* **WORK TO COMPLETE**: Both the line containing "Clone this chart in matplotlib." and the line containing "ancho = 0.57" are part of the range to copy, along with every line between them. Copy it exactly and leave out the pictures.
::: DATA FOR THIS TASK :::
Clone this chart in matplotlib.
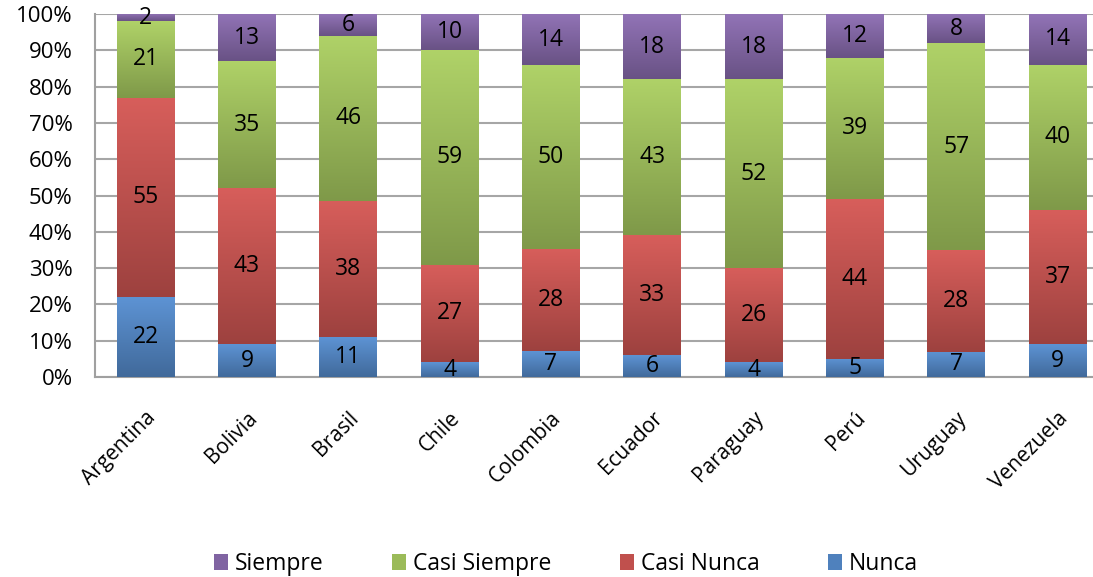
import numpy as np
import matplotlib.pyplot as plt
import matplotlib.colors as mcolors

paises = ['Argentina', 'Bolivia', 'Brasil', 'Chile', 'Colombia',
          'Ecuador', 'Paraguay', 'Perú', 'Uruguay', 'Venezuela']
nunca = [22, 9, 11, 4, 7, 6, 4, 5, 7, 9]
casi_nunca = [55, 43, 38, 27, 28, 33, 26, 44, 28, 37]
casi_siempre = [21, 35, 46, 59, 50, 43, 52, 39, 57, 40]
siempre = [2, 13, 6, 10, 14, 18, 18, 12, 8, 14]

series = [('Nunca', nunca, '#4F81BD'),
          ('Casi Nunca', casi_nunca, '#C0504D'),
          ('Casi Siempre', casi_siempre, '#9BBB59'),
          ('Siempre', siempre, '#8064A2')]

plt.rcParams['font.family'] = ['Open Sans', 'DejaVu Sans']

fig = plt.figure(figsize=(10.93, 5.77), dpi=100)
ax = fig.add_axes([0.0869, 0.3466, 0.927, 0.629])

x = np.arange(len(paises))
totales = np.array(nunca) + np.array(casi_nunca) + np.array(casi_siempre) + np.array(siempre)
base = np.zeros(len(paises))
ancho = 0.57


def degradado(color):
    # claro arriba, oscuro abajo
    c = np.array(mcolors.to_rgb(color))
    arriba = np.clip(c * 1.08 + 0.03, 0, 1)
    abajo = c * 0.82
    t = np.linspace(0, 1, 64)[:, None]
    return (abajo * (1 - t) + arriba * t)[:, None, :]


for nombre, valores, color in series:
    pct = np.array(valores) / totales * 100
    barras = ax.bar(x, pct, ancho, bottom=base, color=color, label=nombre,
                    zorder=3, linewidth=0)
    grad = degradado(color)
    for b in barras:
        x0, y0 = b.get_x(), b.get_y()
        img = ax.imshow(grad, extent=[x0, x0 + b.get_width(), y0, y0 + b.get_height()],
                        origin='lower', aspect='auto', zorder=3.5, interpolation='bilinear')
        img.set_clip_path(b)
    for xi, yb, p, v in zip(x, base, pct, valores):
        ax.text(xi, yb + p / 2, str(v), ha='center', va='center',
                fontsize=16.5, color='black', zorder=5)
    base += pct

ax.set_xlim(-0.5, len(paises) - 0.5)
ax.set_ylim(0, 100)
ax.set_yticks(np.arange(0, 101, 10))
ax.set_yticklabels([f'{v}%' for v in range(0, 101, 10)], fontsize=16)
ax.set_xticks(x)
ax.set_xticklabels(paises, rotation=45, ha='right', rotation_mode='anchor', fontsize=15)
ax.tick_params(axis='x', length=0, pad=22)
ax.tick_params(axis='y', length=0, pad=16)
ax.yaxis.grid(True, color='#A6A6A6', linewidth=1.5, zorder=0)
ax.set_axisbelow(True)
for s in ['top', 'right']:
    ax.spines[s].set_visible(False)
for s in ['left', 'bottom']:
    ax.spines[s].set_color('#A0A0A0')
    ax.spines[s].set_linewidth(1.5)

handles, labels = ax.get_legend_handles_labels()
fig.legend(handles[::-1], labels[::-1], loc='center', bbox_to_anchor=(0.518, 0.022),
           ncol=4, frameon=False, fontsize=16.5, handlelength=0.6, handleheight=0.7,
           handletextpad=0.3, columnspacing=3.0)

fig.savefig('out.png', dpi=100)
:::
::: DATA FOR THIS TASK :::
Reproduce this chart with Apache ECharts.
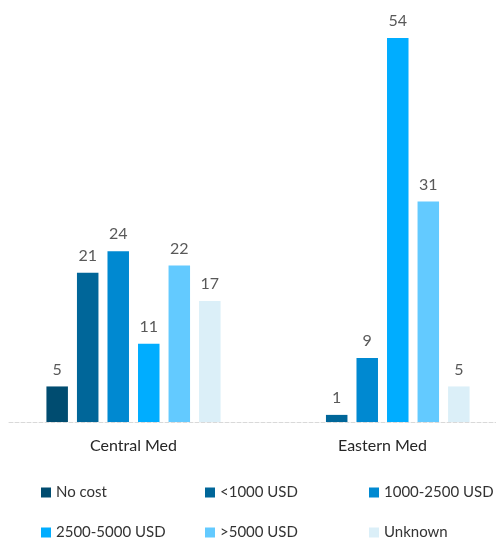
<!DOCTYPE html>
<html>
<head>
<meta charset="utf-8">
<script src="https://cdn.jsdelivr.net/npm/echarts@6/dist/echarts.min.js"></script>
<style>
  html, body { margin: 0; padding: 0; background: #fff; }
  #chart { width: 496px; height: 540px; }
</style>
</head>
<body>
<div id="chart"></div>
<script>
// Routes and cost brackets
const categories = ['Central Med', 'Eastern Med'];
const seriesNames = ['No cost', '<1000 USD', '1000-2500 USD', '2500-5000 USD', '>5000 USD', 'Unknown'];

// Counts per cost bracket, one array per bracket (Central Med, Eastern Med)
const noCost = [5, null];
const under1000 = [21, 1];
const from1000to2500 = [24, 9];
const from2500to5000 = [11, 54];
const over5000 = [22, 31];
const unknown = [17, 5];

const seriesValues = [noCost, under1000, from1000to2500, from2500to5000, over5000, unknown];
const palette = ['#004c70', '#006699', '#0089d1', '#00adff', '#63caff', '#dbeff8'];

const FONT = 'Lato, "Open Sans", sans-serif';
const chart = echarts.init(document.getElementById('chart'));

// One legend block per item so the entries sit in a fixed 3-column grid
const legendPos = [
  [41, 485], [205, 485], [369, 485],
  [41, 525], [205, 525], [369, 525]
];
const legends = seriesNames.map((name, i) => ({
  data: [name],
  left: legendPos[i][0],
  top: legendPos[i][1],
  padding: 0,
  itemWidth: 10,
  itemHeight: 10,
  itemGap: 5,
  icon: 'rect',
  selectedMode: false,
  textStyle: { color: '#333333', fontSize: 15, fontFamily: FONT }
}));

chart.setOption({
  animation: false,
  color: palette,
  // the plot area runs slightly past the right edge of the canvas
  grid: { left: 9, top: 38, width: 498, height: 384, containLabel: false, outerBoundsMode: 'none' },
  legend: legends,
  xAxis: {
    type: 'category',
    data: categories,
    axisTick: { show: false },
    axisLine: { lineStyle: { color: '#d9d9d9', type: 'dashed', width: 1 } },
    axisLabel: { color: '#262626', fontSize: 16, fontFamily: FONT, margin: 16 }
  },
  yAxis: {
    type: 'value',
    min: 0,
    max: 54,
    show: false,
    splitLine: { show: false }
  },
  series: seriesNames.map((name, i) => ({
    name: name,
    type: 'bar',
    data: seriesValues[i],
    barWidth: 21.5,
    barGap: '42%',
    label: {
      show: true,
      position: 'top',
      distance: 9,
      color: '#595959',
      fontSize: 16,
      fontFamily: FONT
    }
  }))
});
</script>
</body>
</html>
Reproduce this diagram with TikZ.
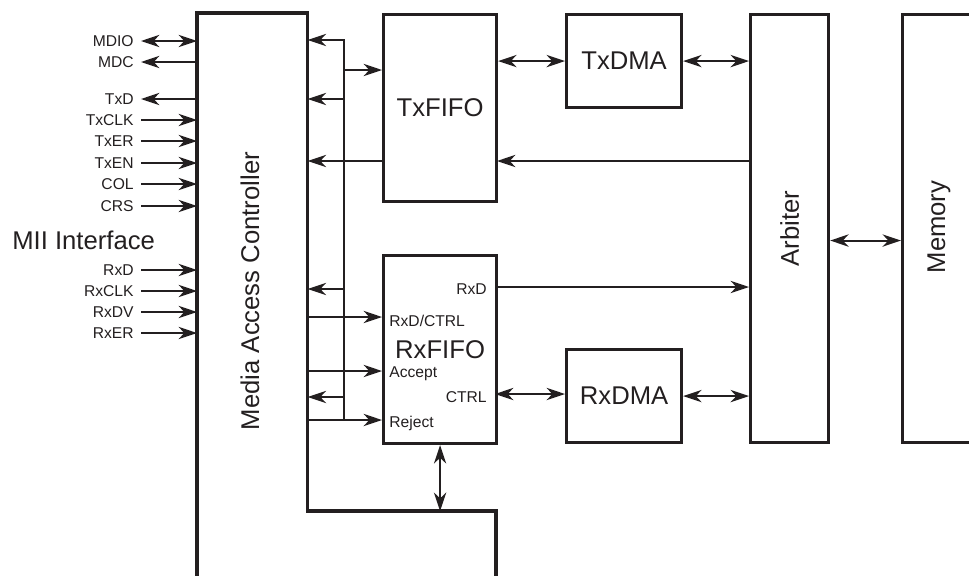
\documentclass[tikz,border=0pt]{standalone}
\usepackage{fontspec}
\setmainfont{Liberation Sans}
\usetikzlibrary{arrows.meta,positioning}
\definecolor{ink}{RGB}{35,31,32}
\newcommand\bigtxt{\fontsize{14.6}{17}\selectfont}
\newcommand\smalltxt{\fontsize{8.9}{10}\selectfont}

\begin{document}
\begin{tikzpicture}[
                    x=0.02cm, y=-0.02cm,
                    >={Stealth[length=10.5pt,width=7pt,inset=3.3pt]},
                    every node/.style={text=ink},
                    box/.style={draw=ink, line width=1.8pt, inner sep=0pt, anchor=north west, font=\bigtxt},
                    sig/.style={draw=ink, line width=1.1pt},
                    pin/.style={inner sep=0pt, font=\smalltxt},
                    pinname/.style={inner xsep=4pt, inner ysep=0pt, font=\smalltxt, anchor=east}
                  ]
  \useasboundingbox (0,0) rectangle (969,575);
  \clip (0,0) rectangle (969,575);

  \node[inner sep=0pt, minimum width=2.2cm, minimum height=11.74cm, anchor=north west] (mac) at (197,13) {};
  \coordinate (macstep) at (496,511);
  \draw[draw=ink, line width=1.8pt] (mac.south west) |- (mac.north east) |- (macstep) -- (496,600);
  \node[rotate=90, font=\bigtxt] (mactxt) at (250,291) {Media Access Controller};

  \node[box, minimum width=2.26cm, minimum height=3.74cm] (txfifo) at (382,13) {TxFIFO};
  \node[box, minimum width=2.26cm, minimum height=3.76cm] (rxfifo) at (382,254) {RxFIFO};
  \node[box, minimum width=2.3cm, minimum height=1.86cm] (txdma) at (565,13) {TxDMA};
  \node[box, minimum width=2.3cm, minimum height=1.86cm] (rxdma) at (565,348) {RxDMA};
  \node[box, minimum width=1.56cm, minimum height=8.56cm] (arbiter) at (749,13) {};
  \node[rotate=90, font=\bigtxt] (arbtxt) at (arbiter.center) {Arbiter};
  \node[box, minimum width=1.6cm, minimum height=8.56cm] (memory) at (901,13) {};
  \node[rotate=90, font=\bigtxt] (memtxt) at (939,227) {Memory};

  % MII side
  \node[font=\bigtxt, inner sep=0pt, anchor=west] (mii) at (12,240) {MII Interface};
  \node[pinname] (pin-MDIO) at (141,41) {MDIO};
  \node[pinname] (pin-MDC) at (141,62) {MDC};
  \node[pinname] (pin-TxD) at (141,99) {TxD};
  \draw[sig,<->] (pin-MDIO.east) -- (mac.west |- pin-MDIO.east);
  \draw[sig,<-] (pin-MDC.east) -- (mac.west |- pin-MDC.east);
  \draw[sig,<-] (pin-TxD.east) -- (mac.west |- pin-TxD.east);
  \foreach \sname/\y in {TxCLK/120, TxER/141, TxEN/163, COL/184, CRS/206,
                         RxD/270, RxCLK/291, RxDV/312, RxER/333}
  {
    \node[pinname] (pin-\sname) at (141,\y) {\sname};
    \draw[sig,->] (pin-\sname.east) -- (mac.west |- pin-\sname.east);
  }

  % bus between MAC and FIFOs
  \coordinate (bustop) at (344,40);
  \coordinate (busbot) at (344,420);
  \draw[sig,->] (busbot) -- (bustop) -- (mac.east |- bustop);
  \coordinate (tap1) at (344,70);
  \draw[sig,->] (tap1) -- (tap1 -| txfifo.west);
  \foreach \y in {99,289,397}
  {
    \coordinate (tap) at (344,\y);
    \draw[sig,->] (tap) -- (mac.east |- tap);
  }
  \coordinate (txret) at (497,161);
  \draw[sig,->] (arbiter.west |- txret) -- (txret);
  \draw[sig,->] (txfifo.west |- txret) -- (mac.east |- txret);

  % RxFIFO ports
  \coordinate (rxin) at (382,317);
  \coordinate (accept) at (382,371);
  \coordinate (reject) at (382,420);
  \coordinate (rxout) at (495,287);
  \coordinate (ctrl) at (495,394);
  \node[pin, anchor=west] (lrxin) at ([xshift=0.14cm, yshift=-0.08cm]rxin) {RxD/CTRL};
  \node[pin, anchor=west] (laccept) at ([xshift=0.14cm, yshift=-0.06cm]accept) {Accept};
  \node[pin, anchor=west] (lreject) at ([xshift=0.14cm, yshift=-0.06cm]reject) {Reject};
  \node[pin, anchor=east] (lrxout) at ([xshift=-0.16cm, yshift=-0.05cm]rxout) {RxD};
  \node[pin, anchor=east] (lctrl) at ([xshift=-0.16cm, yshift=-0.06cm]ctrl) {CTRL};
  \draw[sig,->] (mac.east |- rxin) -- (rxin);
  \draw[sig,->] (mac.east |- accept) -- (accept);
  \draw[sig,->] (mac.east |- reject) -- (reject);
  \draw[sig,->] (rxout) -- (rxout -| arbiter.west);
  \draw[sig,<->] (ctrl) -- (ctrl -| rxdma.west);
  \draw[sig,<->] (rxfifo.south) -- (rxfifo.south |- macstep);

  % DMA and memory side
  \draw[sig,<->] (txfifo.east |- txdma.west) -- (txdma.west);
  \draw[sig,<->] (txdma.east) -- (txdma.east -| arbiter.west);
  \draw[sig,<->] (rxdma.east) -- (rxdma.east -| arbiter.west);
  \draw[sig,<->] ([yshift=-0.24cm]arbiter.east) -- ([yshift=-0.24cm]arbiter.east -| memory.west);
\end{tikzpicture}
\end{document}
:::
* **FINAL ANSWER**:
Clone this chart in matplotlib.
import numpy as np
import matplotlib.pyplot as plt
import matplotlib.colors as mcolors

paises = ['Argentina', 'Bolivia', 'Brasil', 'Chile', 'Colombia',
          'Ecuador', 'Paraguay', 'Perú', 'Uruguay', 'Venezuela']
nunca = [22, 9, 11, 4, 7, 6, 4, 5, 7, 9]
casi_nunca = [55, 43, 38, 27, 28, 33, 26, 44, 28, 37]
casi_siempre = [21, 35, 46, 59, 50, 43, 52, 39, 57, 40]
siempre = [2, 13, 6, 10, 14, 18, 18, 12, 8, 14]

series = [('Nunca', nunca, '#4F81BD'),
          ('Casi Nunca', casi_nunca, '#C0504D'),
          ('Casi Siempre', casi_siempre, '#9BBB59'),
          ('Siempre', siempre, '#8064A2')]

plt.rcParams['font.family'] = ['Open Sans', 'DejaVu Sans']

fig = plt.figure(figsize=(10.93, 5.77), dpi=100)
ax = fig.add_axes([0.0869, 0.3466, 0.927, 0.629])

x = np.arange(len(paises))
totales = np.array(nunca) + np.array(casi_nunca) + np.array(casi_siempre) + np.array(siempre)
base = np.zeros(len(paises))
ancho = 0.57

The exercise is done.